We had another problem – we had no working speedometer. It wasn’t an issue with SSMark setting the pace, but he was somewhere miles ahead of us. Herbert’s instruments worked but the instrument’s lights didn’t, Baby’s tachometer light worked but the speedometer light didn’t. The Ascot’s speedometer was readable but the speedo needle swung back and forth between 40 to 70 mph. I took the lead on Baby because I had a HawkGT of my own and knew what rpm it ran in 5th gear at about 60-65 mph, so we used the tachometer to set our speed.
At the Banning exit SSMark was at the side of the freeway watching for us. We went straight to the restaurant to get warm. After we told our story Havoc announced that he had hit a wall. Dahlface was standing, almost vibrating from tension, or maybe shivering from being cold. I suggested she sit down and relax for a while and she answered in clipped single syllable words, “Nope. Can’t.” The cold, the headwind and the bike quitting on her had hit her pretty hard. She didn’t want to ride anymore that day.
Havoc said he and Dahlface would find a motel and stay in Banning for the night. It was only another 90 minutes or so of freeway to Sunfire so I was willing and able to continue. Actually I didn’t have a choice, I needed to catch a flight home on Sunday. After dinner we said goodbye to Havoc and Dahlface and saddled up. I rode Baby the rest of the way to Sunfire. The wind had blown in some clouds and we departed Banning in a damp mist.

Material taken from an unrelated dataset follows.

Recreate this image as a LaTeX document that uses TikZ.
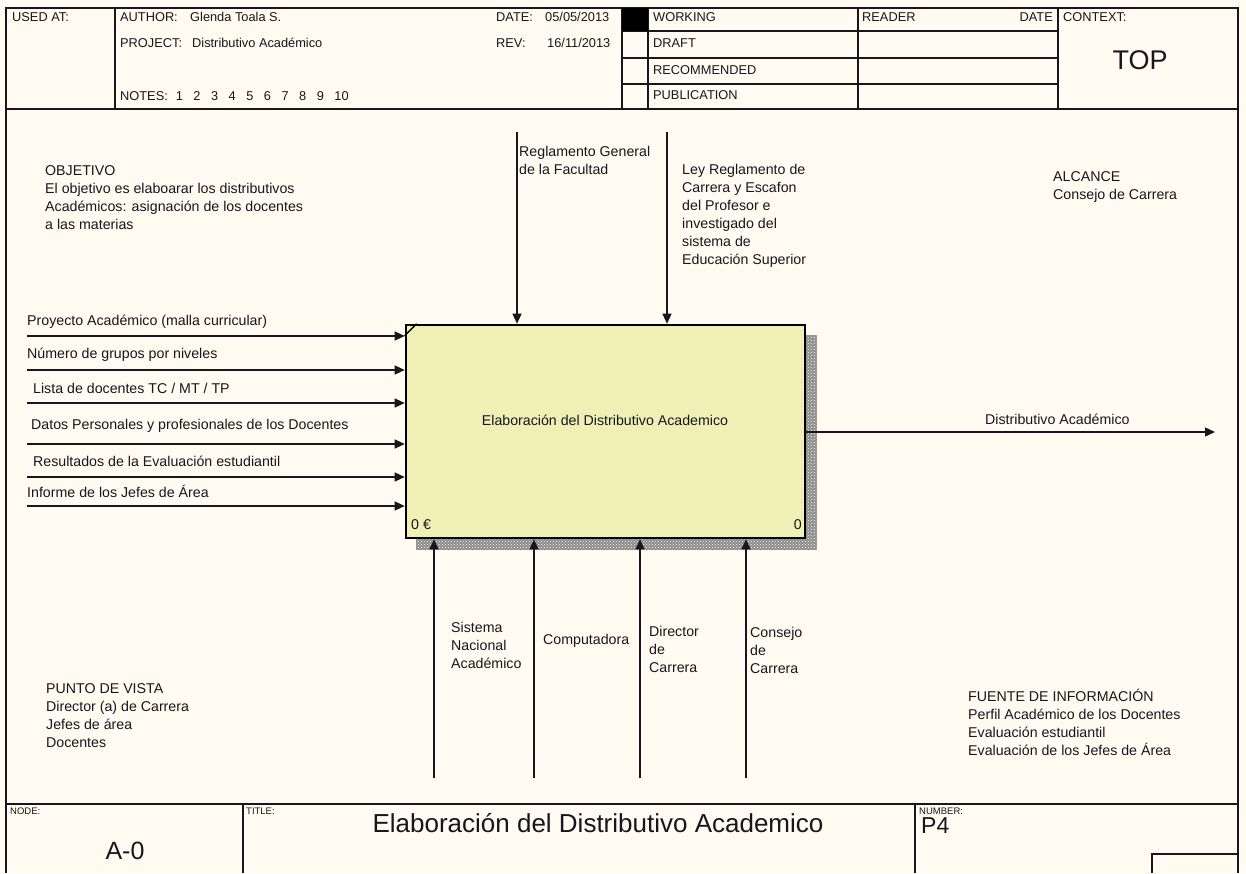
\documentclass[tikz,border=0pt]{standalone}
\usepackage{fontspec}
\setmainfont{Liberation Sans}
\usetikzlibrary{arrows.meta,patterns}
\definecolor{paper}{RGB}{255,251,240}
\definecolor{boxfill}{RGB}{240,240,182}
\definecolor{ink}{RGB}{22,22,30}

\begin{document}
\begin{tikzpicture}[x=1pt,y=-1pt,
  frame/.style={draw=ink,line width=1.4pt},
  lbl/.style={inner sep=0pt,align=left,font=\fontsize{14.2}{18}\selectfont,text=ink},
  hdr/.style={inner sep=0pt,font=\fontsize{12.8}{15}\selectfont,text=ink},
  tinylbl/.style={inner sep=0pt,font=\fontsize{9.5}{11}\selectfont,text=ink},
  big/.style={inner sep=0pt,font=\fontsize{26}{30}\selectfont,text=ink},
  arr/.style={draw=ink,line width=1.3pt,-{Triangle[length=10pt,width=9pt]}},
  procbox/.style={draw=black,line width=2.6pt,fill=boxfill,
    minimum width=399pt,minimum height=213pt,inner sep=0pt}
]
% page background and bounds
\fill[paper] (0,0) rectangle (1246,873);
\useasboundingbox (0,0) rectangle (1246,873);

% ---------- form frame ----------
\draw[frame] (6,873) -- (6,8) -- (1238,8) -- (1238,873);
\draw[frame] (6,109) -- (1238,109);
\draw[frame] (6,804) -- (1238,804);
\foreach \x in {115,622,648,858,1058} \draw[frame] (\x,8) -- (\x,109);
\foreach \y in {31,58,84} \draw[frame] (622,\y) -- (1058,\y);
\fill[black] (622,8) rectangle (648,31);
\draw[frame] (243,804) -- (243,873);
\draw[frame] (915,804) -- (915,873);
\draw[frame] (1152,873) -- (1152,854) -- (1238,854);

% ---------- header texts ----------
\node[hdr,anchor=mid west] (usedat) at (12,19) {USED AT:};
\node[hdr,anchor=mid west] (authork) at (120,19) {AUTHOR:};
\node[hdr,anchor=mid west] (authorv) at (190,19) {Glenda Toala S.};
\node[hdr,anchor=mid west] (projk) at (120,45) {PROJECT:};
\node[hdr,anchor=mid west] (projv) at (192,45) {Distributivo Académico};
\node[hdr,anchor=mid west] (notes) at (120,98) {NOTES:\hspace{8pt}1\hspace{10.5pt}2\hspace{10.5pt}3\hspace{10.5pt}4\hspace{10.5pt}5\hspace{10.5pt}6\hspace{10.5pt}7\hspace{10.5pt}8\hspace{10.5pt}9\hspace{10.5pt}10};
\node[hdr,anchor=mid west] (datek) at (496,19) {DATE:};
\node[hdr,anchor=mid west] (datev) at (545,19) {05/05/2013};
\node[hdr,anchor=mid west] (revk) at (496,45) {REV:};
\node[hdr,anchor=mid west] (revv) at (547,45) {16/11/2013};
\node[hdr,anchor=mid west] (working) at (653,19) {WORKING};
\node[hdr,anchor=mid west] (draft) at (653,45) {DRAFT};
\node[hdr,anchor=mid west] (recom) at (653,72) {RECOMMENDED};
\node[hdr,anchor=mid west] (publ) at (653,97) {PUBLICATION};
\node[hdr,anchor=mid west] (reader) at (862,19) {READER};
\node[hdr,anchor=mid east] (rdate) at (1053,19) {DATE};
\node[hdr,anchor=mid west] (context) at (1063,19) {CONTEXT:};
\node[inner sep=0pt,font=\fontsize{27}{30}\selectfont,text=ink] (top) at (1140,60) {TOP};

% ---------- footer texts ----------
\node[tinylbl,anchor=mid west] (nodek) at (10,812) {NODE:};
\node[tinylbl,anchor=mid west] (titlek) at (246,812) {TITLE:};
\node[tinylbl,anchor=mid west] (numk) at (919,812) {NUMBER:};
\node[inner sep=0pt,font=\fontsize{25}{28}\selectfont,text=ink] (nodev) at (125,851) {A-0};
\node[big] (titlev) at (598,823) {Elaboración del Distributivo Academico};
\node[inner sep=0pt,font=\fontsize{23}{26}\selectfont,text=ink,anchor=mid west] (numv) at (921,831) {P4};

% ---------- free notes ----------
\node[lbl,anchor=north west] (objetivo) at (45,165) {OBJETIVO\\El objetivo es elaboarar los distributivos\\Académicos: asignación de los docentes\\a las materias};
\node[lbl,anchor=north west] (alcance) at (1053,171) {ALCANCE\\Consejo de Carrera};
\node[lbl,anchor=north west] (vista) at (46,683) {PUNTO DE VISTA\\Director (a) de Carrera\\Jefes de área\\Docentes};
\node[lbl,anchor=north west] (fuente) at (968,689) {FUENTE DE INFORMACIÓN\\Perfil Académico de los Docentes\\Evaluación estudiantil\\Evaluación de los Jefes de Área};

% ---------- activity box with hatched shadow ----------
\fill[black!45] (416,335) rectangle (817,550);
\fill[pattern=crosshatch dots,pattern color=paper] (416,335) rectangle (817,550);
\node[procbox] (A0) at (605.5,431.5) {};
\draw[black,line width=1.3pt] ([yshift=-12pt]A0.north west) -- ([xshift=12pt]A0.north west);
\node[lbl] (A0label) at (605,420) {Elaboración del Distributivo Academico};
\node[lbl,anchor=mid west] (cost) at (411,527) {0 €};
\node[lbl,anchor=mid east] (boxnum) at (802,527) {0};

% ---------- inputs ----------
\coordinate (i1) at (27,336);
\coordinate (i2) at (27,370);
\coordinate (i3) at (27,403);
\coordinate (i4) at (27,444);
\coordinate (i5) at (27,477);
\coordinate (i6) at (27,506);
\foreach \c in {i1,i2,i3,i4,i5,i6} \draw[arr] (\c) -- (\c -| A0.west);
\node[lbl,anchor=mid west] (li1) at (27,323) {Proyecto Académico (malla curricular)};
\node[lbl,anchor=mid west] (li2) at (27,356) {Número de grupos por niveles};
\node[lbl,anchor=mid west] (li3) at (33,391) {Lista de docentes TC / MT / TP};
\node[lbl,anchor=mid west] (li4) at (31,427) {Datos Personales y profesionales de los Docentes};
\node[lbl,anchor=mid west] (li5) at (33,464) {Resultados de la Evaluación estudiantil};
\node[lbl,anchor=mid west] (li6) at (27,495) {Informe de los Jefes de Área};

% ---------- controls ----------
\coordinate (c1) at (517,132);
\coordinate (c2) at (667,132);
\draw[arr] (c1) -- (c1 |- A0.north);
\draw[arr] (c2) -- (c2 |- A0.north);
\node[lbl,anchor=north west] (lc1) at (519,146) {Reglamento General\\de la Facultad};
\node[lbl,anchor=north west] (lc2) at (682,164) {Ley Reglamento de\\Carrera y Escafon\\del Profesor e\\investigado del\\sistema de\\Educación Superior};

% ---------- output ----------
\coordinate (o1) at (1215,432);
\draw[arr] (o1 -| A0.east) -- (o1);
\node[lbl,anchor=mid west] (lo1) at (985,422) {Distributivo Académico};

% ---------- mechanisms ----------
\coordinate (m1) at (434,778);
\coordinate (m2) at (534,778);
\coordinate (m3) at (640,778);
\coordinate (m4) at (746,778);
\foreach \c in {m1,m2,m3,m4} \draw[arr] (\c) -- (\c |- A0.south);
\node[lbl,anchor=north west] (lm1) at (451,622) {Sistema\\Nacional\\Académico};
\node[lbl,anchor=mid west] (lm2) at (543,642) {Computadora};
\node[lbl,anchor=north west] (lm3) at (649,626) {Director\\de\\Carrera};
\node[lbl,anchor=north west] (lm4) at (750,627) {Consejo\\de\\Carrera};
\end{tikzpicture}
\end{document}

The rest of the trip was freeway in the dark, and we arrived at Sunfire at 11:30. I had a glass of wine and fell asleep.
The next morning it was raining hard so SSMark took their truck to rescue our two pals and the bikes. SSMark’s daughter noticed the missing couple and asked about them. I told her we ditched them because they couldn’t keep up, and she stared at me, open mouthed astonished, until she realized I was kidding.
Ln drove me to the airport and as we waited for my flight I chatted with her about potentially available women we knew. Sadly all the names that came up lived hundreds of miles away from me, but Ln had some useful observations. Did I mention she’s easy to talk to?
Because of the late start we ended up doing about 200 miles on Friday and a bit over 400 on Saturday. In spite of the difficult final 90 minutes I’m not sorry I went, not for one minute. I can still close my eyes and see that deep purple sky.
SSMark and me in Fryer Martin’s garage at the Fish Fry in 2003. Knowing SSMark he’s probably saying, “No shit, there I was…” It’s been years since we’ve been together but I always figured I’d see him again. Goodbye my friend.